* start SUPPLIED RECORDS *
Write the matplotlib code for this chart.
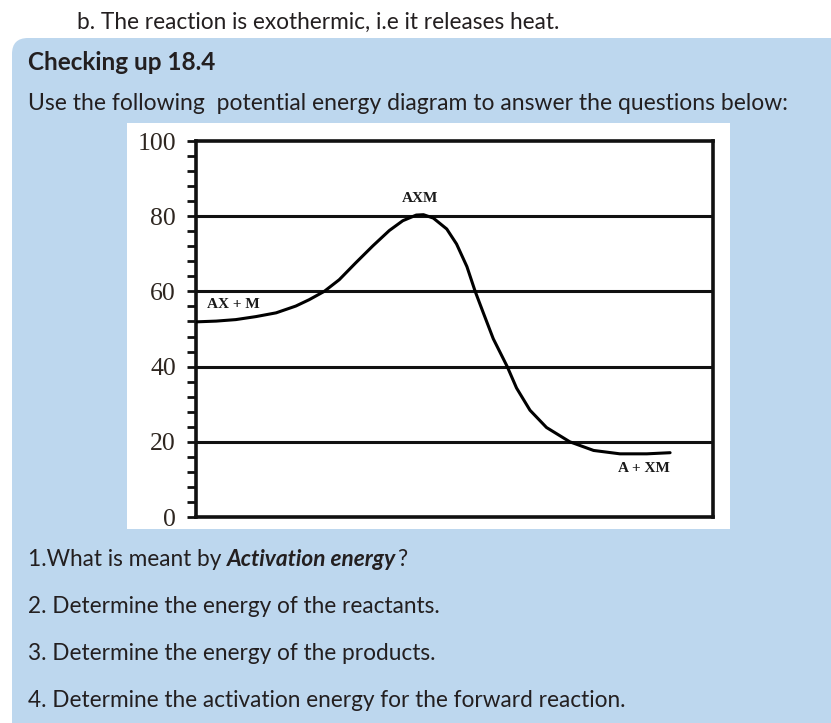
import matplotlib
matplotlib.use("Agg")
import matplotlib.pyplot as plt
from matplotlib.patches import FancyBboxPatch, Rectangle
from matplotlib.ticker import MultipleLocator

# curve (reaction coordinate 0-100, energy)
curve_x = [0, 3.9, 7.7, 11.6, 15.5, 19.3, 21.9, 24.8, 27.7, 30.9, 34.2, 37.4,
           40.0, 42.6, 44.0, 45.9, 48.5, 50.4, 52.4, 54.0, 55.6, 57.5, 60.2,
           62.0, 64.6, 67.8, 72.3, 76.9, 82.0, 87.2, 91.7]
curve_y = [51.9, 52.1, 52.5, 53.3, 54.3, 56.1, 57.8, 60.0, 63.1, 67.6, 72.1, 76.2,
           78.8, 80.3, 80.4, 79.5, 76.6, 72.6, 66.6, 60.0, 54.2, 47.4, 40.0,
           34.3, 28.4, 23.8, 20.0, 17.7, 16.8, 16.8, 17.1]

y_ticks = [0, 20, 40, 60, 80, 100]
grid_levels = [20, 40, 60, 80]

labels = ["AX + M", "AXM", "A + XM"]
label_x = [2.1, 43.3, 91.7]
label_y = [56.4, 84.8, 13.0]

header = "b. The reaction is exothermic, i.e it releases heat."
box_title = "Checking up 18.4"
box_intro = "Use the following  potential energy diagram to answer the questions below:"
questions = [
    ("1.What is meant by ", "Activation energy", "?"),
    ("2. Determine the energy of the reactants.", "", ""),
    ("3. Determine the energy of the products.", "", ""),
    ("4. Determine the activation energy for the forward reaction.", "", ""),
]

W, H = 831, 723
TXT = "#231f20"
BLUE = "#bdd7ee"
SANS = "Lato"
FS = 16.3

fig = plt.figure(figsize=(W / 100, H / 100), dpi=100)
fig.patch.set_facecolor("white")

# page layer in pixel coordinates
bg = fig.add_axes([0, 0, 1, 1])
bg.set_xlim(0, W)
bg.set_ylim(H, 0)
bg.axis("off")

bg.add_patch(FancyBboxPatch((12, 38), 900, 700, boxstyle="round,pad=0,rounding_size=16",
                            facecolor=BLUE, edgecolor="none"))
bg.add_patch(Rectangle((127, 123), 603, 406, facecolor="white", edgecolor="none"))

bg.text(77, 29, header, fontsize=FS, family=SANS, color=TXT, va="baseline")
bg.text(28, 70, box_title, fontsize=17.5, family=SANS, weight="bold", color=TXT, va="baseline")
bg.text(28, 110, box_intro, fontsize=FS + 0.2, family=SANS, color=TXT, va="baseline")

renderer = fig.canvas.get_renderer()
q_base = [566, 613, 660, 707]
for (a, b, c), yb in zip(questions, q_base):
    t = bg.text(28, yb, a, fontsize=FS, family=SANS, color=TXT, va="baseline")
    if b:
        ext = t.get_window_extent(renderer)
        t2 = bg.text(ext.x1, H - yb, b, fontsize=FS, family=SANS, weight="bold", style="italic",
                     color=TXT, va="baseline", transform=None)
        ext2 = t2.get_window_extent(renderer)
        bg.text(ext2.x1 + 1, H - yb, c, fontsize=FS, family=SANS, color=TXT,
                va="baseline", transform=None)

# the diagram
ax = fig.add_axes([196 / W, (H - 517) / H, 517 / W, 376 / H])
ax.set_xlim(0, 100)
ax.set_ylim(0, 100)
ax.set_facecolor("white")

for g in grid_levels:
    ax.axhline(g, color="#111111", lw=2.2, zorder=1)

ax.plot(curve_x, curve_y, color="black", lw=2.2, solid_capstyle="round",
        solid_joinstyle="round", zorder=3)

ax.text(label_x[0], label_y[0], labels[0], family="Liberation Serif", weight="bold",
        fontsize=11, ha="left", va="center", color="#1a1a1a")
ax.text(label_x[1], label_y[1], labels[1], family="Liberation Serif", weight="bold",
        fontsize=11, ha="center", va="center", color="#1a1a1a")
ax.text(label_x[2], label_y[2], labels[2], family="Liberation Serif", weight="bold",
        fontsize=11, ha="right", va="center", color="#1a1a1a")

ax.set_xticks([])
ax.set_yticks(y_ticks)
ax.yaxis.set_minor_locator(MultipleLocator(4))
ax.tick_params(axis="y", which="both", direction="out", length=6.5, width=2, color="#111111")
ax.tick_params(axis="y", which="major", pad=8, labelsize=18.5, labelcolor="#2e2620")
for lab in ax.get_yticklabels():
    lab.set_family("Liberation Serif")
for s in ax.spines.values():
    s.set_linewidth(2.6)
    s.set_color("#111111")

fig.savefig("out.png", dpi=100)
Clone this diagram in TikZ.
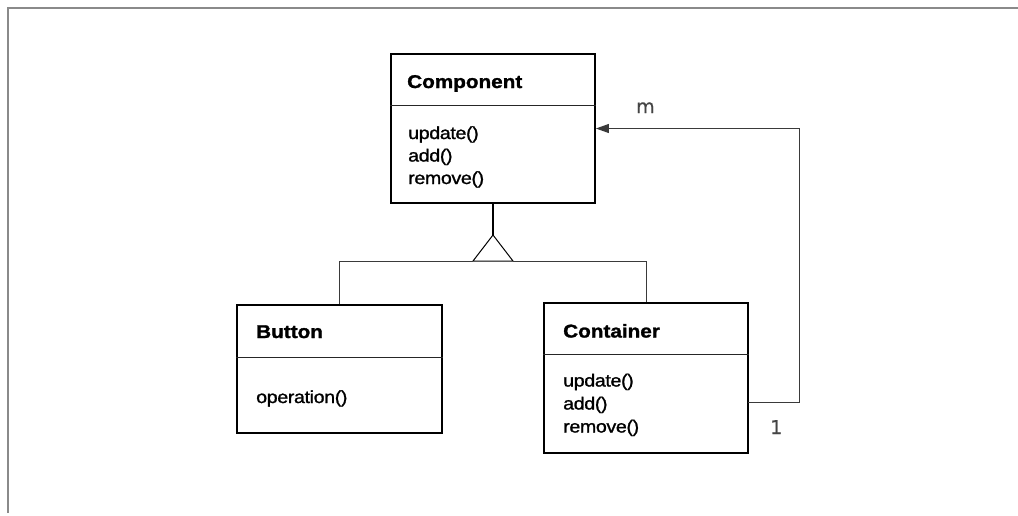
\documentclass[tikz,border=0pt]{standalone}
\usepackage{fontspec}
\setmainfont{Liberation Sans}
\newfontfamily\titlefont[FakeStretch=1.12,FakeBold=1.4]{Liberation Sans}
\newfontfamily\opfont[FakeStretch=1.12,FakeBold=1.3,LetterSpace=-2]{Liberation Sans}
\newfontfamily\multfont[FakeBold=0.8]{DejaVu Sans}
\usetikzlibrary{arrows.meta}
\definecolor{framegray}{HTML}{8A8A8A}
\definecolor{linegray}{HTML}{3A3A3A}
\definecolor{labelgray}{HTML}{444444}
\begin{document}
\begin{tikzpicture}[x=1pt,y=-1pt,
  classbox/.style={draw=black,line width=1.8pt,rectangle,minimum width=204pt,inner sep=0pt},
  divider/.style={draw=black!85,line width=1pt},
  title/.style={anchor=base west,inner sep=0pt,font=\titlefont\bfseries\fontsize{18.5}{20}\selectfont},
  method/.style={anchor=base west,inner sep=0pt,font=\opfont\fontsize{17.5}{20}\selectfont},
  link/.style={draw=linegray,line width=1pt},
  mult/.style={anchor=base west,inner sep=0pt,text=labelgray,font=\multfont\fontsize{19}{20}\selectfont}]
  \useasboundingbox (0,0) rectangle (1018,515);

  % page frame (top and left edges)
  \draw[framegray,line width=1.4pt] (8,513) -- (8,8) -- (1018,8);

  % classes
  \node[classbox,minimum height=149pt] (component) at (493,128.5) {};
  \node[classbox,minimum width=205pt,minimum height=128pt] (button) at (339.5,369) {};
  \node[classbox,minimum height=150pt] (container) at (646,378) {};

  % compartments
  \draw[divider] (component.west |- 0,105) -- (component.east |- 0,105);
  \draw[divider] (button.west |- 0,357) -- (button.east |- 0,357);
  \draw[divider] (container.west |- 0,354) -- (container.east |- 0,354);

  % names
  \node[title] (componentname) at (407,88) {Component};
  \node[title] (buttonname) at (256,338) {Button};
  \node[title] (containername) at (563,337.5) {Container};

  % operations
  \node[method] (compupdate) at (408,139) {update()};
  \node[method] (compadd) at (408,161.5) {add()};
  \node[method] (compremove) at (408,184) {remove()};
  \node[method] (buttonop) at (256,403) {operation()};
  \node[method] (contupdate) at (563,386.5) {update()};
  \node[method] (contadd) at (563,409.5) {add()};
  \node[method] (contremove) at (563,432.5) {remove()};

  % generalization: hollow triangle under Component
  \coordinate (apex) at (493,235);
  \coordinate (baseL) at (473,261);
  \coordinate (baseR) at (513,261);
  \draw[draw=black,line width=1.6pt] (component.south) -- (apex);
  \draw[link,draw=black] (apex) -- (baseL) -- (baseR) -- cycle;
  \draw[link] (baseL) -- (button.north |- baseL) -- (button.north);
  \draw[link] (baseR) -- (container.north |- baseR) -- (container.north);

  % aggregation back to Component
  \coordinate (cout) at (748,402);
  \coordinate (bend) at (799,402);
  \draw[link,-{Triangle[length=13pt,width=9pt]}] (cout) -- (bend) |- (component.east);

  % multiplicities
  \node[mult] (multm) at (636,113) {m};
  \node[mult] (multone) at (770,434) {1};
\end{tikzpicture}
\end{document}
* end SUPPLIED RECORDS *
• [WRITTEN EXERCISE]
Reproduce the material above in full, exactly, with no images.

• [PROBLEM SOLUTION]
Write the matplotlib code for this chart.
import matplotlib
matplotlib.use("Agg")
import matplotlib.pyplot as plt
from matplotlib.patches import FancyBboxPatch, Rectangle
from matplotlib.ticker import MultipleLocator

# curve (reaction coordinate 0-100, energy)
curve_x = [0, 3.9, 7.7, 11.6, 15.5, 19.3, 21.9, 24.8, 27.7, 30.9, 34.2, 37.4,
           40.0, 42.6, 44.0, 45.9, 48.5, 50.4, 52.4, 54.0, 55.6, 57.5, 60.2,
           62.0, 64.6, 67.8, 72.3, 76.9, 82.0, 87.2, 91.7]
curve_y = [51.9, 52.1, 52.5, 53.3, 54.3, 56.1, 57.8, 60.0, 63.1, 67.6, 72.1, 76.2,
           78.8, 80.3, 80.4, 79.5, 76.6, 72.6, 66.6, 60.0, 54.2, 47.4, 40.0,
           34.3, 28.4, 23.8, 20.0, 17.7, 16.8, 16.8, 17.1]

y_ticks = [0, 20, 40, 60, 80, 100]
grid_levels = [20, 40, 60, 80]

labels = ["AX + M", "AXM", "A + XM"]
label_x = [2.1, 43.3, 91.7]
label_y = [56.4, 84.8, 13.0]

header = "b. The reaction is exothermic, i.e it releases heat."
box_title = "Checking up 18.4"
box_intro = "Use the following  potential energy diagram to answer the questions below:"
questions = [
    ("1.What is meant by ", "Activation energy", "?"),
    ("2. Determine the energy of the reactants.", "", ""),
    ("3. Determine the energy of the products.", "", ""),
    ("4. Determine the activation energy for the forward reaction.", "", ""),
]

W, H = 831, 723
TXT = "#231f20"
BLUE = "#bdd7ee"
SANS = "Lato"
FS = 16.3

fig = plt.figure(figsize=(W / 100, H / 100), dpi=100)
fig.patch.set_facecolor("white")

# page layer in pixel coordinates
bg = fig.add_axes([0, 0, 1, 1])
bg.set_xlim(0, W)
bg.set_ylim(H, 0)
bg.axis("off")

bg.add_patch(FancyBboxPatch((12, 38), 900, 700, boxstyle="round,pad=0,rounding_size=16",
                            facecolor=BLUE, edgecolor="none"))
bg.add_patch(Rectangle((127, 123), 603, 406, facecolor="white", edgecolor="none"))

bg.text(77, 29, header, fontsize=FS, family=SANS, color=TXT, va="baseline")
bg.text(28, 70, box_title, fontsize=17.5, family=SANS, weight="bold", color=TXT, va="baseline")
bg.text(28, 110, box_intro, fontsize=FS + 0.2, family=SANS, color=TXT, va="baseline")

renderer = fig.canvas.get_renderer()
q_base = [566, 613, 660, 707]
for (a, b, c), yb in zip(questions, q_base):
    t = bg.text(28, yb, a, fontsize=FS, family=SANS, color=TXT, va="baseline")
    if b:
        ext = t.get_window_extent(renderer)
        t2 = bg.text(ext.x1, H - yb, b, fontsize=FS, family=SANS, weight="bold", style="italic",
                     color=TXT, va="baseline", transform=None)
        ext2 = t2.get_window_extent(renderer)
        bg.text(ext2.x1 + 1, H - yb, c, fontsize=FS, family=SANS, color=TXT,
                va="baseline", transform=None)

# the diagram
ax = fig.add_axes([196 / W, (H - 517) / H, 517 / W, 376 / H])
ax.set_xlim(0, 100)
ax.set_ylim(0, 100)
ax.set_facecolor("white")

for g in grid_levels:
    ax.axhline(g, color="#111111", lw=2.2, zorder=1)

ax.plot(curve_x, curve_y, color="black", lw=2.2, solid_capstyle="round",
        solid_joinstyle="round", zorder=3)

ax.text(label_x[0], label_y[0], labels[0], family="Liberation Serif", weight="bold",
        fontsize=11, ha="left", va="center", color="#1a1a1a")
ax.text(label_x[1], label_y[1], labels[1], family="Liberation Serif", weight="bold",
        fontsize=11, ha="center", va="center", color="#1a1a1a")
ax.text(label_x[2], label_y[2], labels[2], family="Liberation Serif", weight="bold",
        fontsize=11, ha="right", va="center", color="#1a1a1a")

ax.set_xticks([])
ax.set_yticks(y_ticks)
ax.yaxis.set_minor_locator(MultipleLocator(4))
ax.tick_params(axis="y", which="both", direction="out", length=6.5, width=2, color="#111111")
ax.tick_params(axis="y", which="major", pad=8, labelsize=18.5, labelcolor="#2e2620")
for lab in ax.get_yticklabels():
    lab.set_family("Liberation Serif")
for s in ax.spines.values():
    s.set_linewidth(2.6)
    s.set_color("#111111")

fig.savefig("out.png", dpi=100)
Clone this diagram in TikZ.
\documentclass[tikz,border=0pt]{standalone}
\usepackage{fontspec}
\setmainfont{Liberation Sans}
\newfontfamily\titlefont[FakeStretch=1.12,FakeBold=1.4]{Liberation Sans}
\newfontfamily\opfont[FakeStretch=1.12,FakeBold=1.3,LetterSpace=-2]{Liberation Sans}
\newfontfamily\multfont[FakeBold=0.8]{DejaVu Sans}
\usetikzlibrary{arrows.meta}
\definecolor{framegray}{HTML}{8A8A8A}
\definecolor{linegray}{HTML}{3A3A3A}
\definecolor{labelgray}{HTML}{444444}
\begin{document}
\begin{tikzpicture}[x=1pt,y=-1pt,
  classbox/.style={draw=black,line width=1.8pt,rectangle,minimum width=204pt,inner sep=0pt},
  divider/.style={draw=black!85,line width=1pt},
  title/.style={anchor=base west,inner sep=0pt,font=\titlefont\bfseries\fontsize{18.5}{20}\selectfont},
  method/.style={anchor=base west,inner sep=0pt,font=\opfont\fontsize{17.5}{20}\selectfont},
  link/.style={draw=linegray,line width=1pt},
  mult/.style={anchor=base west,inner sep=0pt,text=labelgray,font=\multfont\fontsize{19}{20}\selectfont}]
  \useasboundingbox (0,0) rectangle (1018,515);

  % page frame (top and left edges)
  \draw[framegray,line width=1.4pt] (8,513) -- (8,8) -- (1018,8);

  % classes
  \node[classbox,minimum height=149pt] (component) at (493,128.5) {};
  \node[classbox,minimum width=205pt,minimum height=128pt] (button) at (339.5,369) {};
  \node[classbox,minimum height=150pt] (container) at (646,378) {};

  % compartments
  \draw[divider] (component.west |- 0,105) -- (component.east |- 0,105);
  \draw[divider] (button.west |- 0,357) -- (button.east |- 0,357);
  \draw[divider] (container.west |- 0,354) -- (container.east |- 0,354);

  % names
  \node[title] (componentname) at (407,88) {Component};
  \node[title] (buttonname) at (256,338) {Button};
  \node[title] (containername) at (563,337.5) {Container};

  % operations
  \node[method] (compupdate) at (408,139) {update()};
  \node[method] (compadd) at (408,161.5) {add()};
  \node[method] (compremove) at (408,184) {remove()};
  \node[method] (buttonop) at (256,403) {operation()};
  \node[method] (contupdate) at (563,386.5) {update()};
  \node[method] (contadd) at (563,409.5) {add()};
  \node[method] (contremove) at (563,432.5) {remove()};

  % generalization: hollow triangle under Component
  \coordinate (apex) at (493,235);
  \coordinate (baseL) at (473,261);
  \coordinate (baseR) at (513,261);
  \draw[draw=black,line width=1.6pt] (component.south) -- (apex);
  \draw[link,draw=black] (apex) -- (baseL) -- (baseR) -- cycle;
  \draw[link] (baseL) -- (button.north |- baseL) -- (button.north);
  \draw[link] (baseR) -- (container.north |- baseR) -- (container.north);

  % aggregation back to Component
  \coordinate (cout) at (748,402);
  \coordinate (bend) at (799,402);
  \draw[link,-{Triangle[length=13pt,width=9pt]}] (cout) -- (bend) |- (component.east);

  % multiplicities
  \node[mult] (multm) at (636,113) {m};
  \node[mult] (multone) at (770,434) {1};
\end{tikzpicture}
\end{document}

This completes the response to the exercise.